Ultimately, the novel’s primary flaw – its unnecessarily slow pace – is a function of its point of view. Dell narrates the novel from the perspective of fifty years after the primary events of the novel, when he is in his mid-sixties and getting ready to retire from a teaching career in Canada (during the novel’s final chapters that deal with this period of his life – I couldn’t help think that Ford had lifted the adult John Wheelwright straight out of Irving’s A Prayer for Owen Meany and went so far as to visualize Dell at the blackboard in his classroom, pointing with a missing trigger finger). Using the first person to tell stories about children is notoriously difficult to do well. Any novel that does so must rely heavily on dramatic irony – on the unstated presence of facts and details that the reader must interpret without the assistance of the naïve narrator. Authors have good reason to avoid this challenging technique; however, I think it would have been the right point of view for this narrative, and Ford certainly has the skill to pull it off well. The adult Dell is mournful and meandering in telling the story of how his childhood went wrong and insists on looping back obsessively over each detail (phrases like “As I’ve already said…” are commonplace). This is entirely plausible on a psychological level, but it makes for a discursive and inefficient story. The slow pace has a few advantages, but not enough.

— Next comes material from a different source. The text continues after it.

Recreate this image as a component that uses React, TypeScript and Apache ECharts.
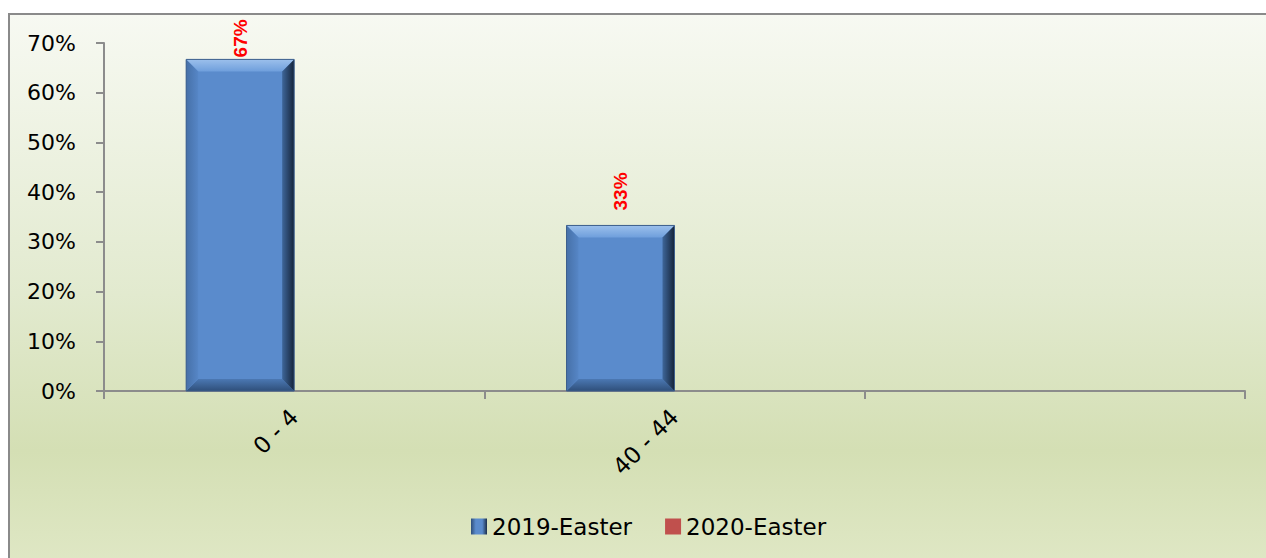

Oddly enough, the part of the novel that I enjoyed the most – the 25-page Part III that serves as an epilogue to the novel – is also the one that I think is structurally unnecessary to the novel. In these final chapters, Dell reunites with Berner shortly before his retirement from teaching and her death. They remain warm and caring for one another in spite of their long separation. This portion of the novel is readable and compelling specifically because it possesses the immediacy that the bulk of the novel lacks. It was in these final pages that I became sure of my initial observation that the novel should be told without the fifty-year lapse between the events and their narration.
Canada is an example of a novel that is skillfully written without making for compelling reading. To be honest, Arthur Remlinger aside, the primary reason I was driven to keep reading was the fact that I knew I would be reviewing the book, and I wanted to keep track of details to support my reactions. If I didn’t have this blog to answer to, I’m not sure if even the violent American could have kept me interested.